**What is being asked**
Pull every line containing the word "that" from the records.

(Part of a data file)

══════════

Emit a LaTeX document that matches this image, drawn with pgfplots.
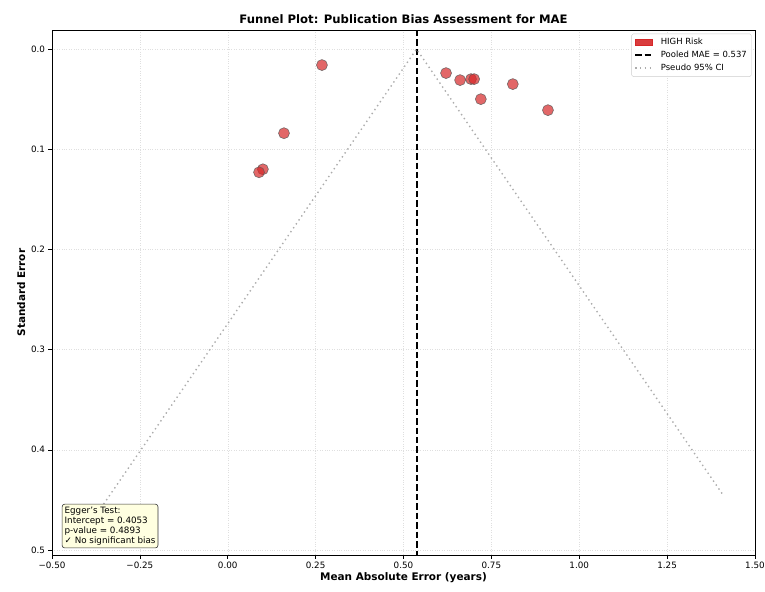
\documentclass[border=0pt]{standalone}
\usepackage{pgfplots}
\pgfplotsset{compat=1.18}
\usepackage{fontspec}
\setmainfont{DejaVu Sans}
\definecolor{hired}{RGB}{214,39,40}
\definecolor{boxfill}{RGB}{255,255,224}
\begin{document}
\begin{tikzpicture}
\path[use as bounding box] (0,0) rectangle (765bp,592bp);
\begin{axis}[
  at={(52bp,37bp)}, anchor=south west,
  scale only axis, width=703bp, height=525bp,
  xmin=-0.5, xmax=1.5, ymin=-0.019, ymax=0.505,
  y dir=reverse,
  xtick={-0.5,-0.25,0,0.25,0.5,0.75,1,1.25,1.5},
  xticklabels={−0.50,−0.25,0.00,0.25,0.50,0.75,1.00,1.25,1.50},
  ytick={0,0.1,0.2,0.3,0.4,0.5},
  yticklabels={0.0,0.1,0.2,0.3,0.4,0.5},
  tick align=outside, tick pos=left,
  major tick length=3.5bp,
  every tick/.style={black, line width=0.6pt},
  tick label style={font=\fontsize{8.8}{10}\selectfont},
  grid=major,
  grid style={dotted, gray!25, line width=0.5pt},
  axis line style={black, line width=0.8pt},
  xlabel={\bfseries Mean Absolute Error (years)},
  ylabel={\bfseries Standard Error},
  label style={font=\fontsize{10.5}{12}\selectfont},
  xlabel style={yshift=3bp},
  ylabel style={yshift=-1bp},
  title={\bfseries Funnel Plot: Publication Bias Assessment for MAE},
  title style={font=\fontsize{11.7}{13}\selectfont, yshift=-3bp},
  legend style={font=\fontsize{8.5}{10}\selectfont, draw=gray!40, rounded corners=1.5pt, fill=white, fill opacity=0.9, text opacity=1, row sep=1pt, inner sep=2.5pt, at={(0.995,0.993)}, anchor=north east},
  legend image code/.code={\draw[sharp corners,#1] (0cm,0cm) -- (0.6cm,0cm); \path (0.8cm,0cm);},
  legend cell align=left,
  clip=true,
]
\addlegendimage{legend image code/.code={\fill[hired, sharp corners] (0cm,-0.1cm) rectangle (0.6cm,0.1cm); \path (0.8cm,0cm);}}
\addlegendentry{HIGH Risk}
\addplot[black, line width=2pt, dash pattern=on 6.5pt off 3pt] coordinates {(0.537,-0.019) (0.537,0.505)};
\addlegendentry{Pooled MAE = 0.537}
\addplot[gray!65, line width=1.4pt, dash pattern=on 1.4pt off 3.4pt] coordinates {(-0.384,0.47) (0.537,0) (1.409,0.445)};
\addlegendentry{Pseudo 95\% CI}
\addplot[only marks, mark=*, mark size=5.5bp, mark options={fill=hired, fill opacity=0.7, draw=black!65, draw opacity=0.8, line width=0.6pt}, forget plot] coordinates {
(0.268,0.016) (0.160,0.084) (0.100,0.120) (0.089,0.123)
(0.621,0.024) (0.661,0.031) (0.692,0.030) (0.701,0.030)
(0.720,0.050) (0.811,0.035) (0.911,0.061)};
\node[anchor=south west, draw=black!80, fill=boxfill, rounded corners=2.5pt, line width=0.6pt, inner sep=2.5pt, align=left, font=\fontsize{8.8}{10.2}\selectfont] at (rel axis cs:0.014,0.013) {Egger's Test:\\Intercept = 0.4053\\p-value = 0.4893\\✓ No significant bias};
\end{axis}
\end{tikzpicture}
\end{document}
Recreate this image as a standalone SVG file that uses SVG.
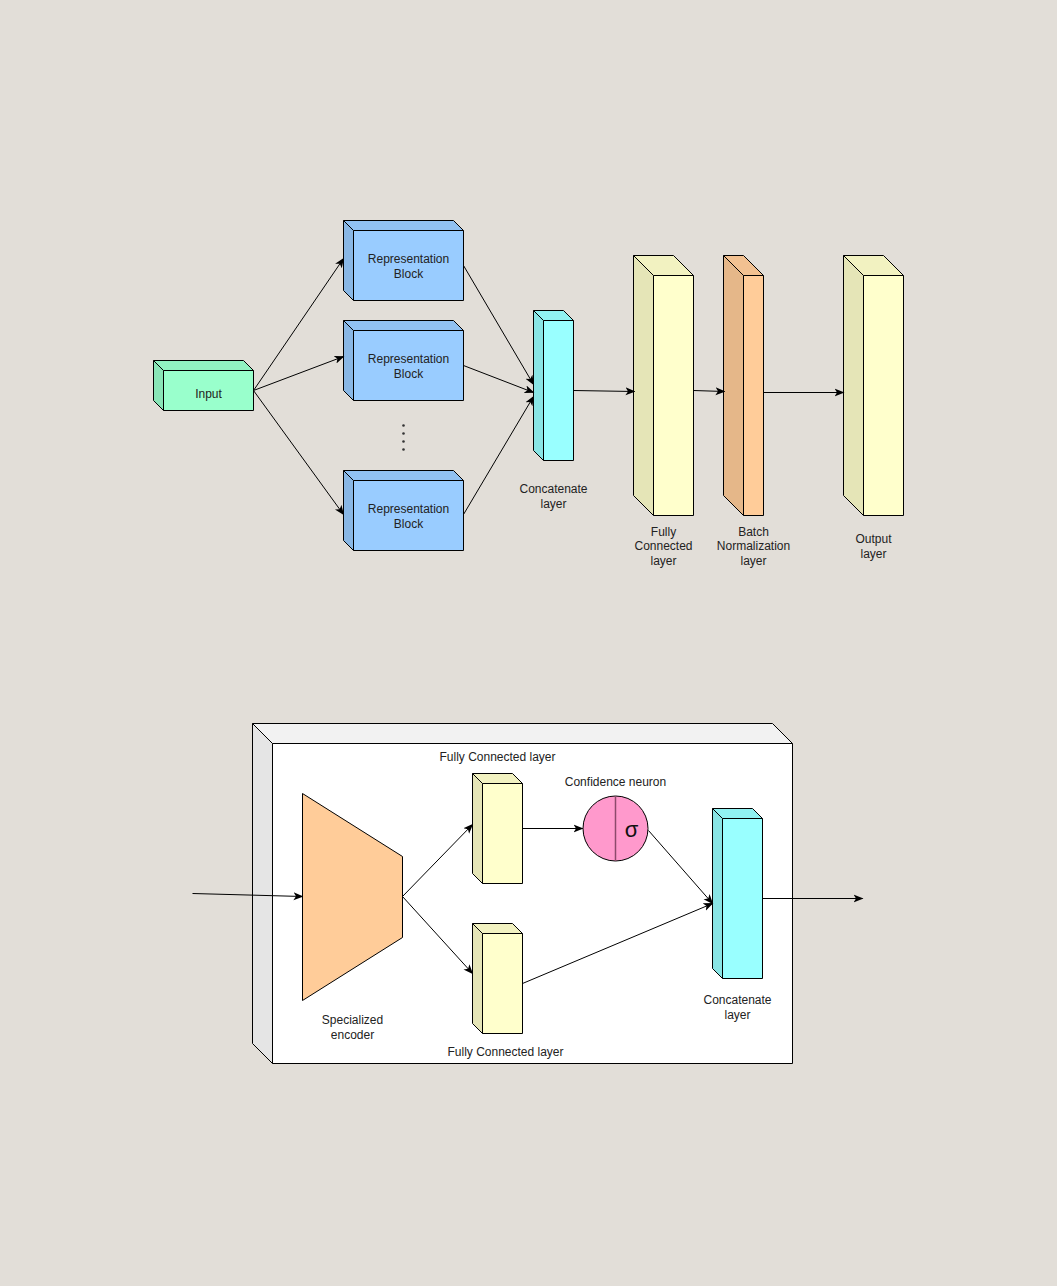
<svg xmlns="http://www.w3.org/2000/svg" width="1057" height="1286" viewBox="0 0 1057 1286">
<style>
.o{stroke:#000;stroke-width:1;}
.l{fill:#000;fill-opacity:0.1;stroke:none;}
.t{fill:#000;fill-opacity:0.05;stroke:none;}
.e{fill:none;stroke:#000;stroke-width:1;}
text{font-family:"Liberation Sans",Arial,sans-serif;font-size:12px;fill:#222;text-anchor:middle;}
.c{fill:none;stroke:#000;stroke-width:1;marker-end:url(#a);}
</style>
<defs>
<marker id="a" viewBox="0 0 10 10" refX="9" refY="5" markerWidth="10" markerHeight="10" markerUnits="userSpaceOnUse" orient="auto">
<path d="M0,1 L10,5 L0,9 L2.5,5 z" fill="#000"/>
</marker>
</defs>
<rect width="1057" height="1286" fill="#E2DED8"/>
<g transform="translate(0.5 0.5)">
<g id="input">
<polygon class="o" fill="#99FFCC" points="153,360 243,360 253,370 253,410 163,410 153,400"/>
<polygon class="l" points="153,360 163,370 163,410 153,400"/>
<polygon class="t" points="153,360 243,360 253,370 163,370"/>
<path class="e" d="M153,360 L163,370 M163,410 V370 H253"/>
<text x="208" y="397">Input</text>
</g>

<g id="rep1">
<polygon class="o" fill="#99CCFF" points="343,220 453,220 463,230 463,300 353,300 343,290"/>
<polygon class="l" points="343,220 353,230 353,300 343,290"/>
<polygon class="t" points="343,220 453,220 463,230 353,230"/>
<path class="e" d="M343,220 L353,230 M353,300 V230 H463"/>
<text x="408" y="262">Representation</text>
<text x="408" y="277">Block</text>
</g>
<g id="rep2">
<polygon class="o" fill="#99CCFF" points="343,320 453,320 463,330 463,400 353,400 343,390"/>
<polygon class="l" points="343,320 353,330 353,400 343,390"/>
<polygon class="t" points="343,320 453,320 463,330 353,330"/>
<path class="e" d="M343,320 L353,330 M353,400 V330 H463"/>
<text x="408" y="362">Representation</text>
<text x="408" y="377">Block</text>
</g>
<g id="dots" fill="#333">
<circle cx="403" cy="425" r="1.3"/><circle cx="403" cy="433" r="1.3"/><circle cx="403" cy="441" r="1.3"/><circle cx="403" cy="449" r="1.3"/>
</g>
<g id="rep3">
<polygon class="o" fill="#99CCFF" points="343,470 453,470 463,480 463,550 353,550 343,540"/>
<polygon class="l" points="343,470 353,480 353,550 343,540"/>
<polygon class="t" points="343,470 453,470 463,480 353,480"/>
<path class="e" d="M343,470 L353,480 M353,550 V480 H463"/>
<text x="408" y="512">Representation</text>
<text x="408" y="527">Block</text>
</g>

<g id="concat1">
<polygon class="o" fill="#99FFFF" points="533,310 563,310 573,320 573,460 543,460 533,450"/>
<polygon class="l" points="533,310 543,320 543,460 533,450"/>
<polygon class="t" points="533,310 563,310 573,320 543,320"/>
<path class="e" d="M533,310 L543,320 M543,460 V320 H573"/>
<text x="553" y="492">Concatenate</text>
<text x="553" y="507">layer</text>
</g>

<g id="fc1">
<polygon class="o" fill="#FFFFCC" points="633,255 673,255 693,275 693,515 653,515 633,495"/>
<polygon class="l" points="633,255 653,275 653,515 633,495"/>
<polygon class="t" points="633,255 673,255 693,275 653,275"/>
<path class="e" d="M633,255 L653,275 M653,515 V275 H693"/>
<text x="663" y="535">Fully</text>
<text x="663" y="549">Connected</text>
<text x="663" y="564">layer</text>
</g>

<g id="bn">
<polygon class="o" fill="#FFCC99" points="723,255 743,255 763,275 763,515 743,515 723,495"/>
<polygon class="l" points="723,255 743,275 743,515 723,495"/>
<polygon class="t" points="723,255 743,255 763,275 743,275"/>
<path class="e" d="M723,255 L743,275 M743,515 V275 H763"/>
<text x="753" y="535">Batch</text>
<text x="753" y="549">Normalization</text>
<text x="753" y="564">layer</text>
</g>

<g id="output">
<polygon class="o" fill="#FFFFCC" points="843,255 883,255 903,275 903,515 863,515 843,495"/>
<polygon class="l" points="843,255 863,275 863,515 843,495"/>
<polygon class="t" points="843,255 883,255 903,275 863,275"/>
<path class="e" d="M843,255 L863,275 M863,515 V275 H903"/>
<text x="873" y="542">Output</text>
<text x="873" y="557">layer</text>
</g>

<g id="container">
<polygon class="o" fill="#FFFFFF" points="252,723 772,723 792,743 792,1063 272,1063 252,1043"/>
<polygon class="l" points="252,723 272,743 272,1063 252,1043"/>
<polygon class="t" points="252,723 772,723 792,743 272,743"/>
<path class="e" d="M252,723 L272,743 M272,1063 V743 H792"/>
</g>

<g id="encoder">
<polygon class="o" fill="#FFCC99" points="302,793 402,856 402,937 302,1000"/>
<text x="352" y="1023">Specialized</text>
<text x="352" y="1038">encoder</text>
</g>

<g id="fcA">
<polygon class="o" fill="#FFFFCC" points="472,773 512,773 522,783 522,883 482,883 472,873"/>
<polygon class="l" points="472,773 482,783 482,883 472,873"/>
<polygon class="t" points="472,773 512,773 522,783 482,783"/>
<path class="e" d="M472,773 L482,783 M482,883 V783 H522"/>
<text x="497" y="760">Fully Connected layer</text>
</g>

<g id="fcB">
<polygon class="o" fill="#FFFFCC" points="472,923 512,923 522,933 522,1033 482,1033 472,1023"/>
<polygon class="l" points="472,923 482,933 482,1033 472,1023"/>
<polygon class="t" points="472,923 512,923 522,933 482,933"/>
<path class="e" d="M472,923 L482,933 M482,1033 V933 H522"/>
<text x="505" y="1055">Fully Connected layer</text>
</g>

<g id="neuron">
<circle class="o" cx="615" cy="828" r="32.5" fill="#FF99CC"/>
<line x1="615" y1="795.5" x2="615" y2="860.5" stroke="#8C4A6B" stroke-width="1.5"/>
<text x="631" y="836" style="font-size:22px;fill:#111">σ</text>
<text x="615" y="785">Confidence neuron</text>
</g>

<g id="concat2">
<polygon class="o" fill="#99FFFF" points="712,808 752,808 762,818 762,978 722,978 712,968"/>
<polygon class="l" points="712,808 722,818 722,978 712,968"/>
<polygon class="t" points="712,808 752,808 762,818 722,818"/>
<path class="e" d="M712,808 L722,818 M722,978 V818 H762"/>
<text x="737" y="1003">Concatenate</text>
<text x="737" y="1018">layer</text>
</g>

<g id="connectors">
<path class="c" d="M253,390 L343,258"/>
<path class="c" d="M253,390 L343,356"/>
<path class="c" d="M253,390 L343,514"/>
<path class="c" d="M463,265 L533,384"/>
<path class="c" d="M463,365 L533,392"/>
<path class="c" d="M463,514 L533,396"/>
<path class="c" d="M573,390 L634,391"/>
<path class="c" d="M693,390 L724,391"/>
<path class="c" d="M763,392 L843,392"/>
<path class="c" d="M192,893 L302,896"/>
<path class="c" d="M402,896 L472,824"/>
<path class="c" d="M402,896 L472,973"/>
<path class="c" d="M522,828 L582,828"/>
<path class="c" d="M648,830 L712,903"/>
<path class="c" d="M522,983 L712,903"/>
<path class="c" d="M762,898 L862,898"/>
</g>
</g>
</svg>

══════════

**Exercise answer**
Emit a LaTeX document that matches this image, drawn with pgfplots.
Recreate this image as a standalone SVG file that uses SVG.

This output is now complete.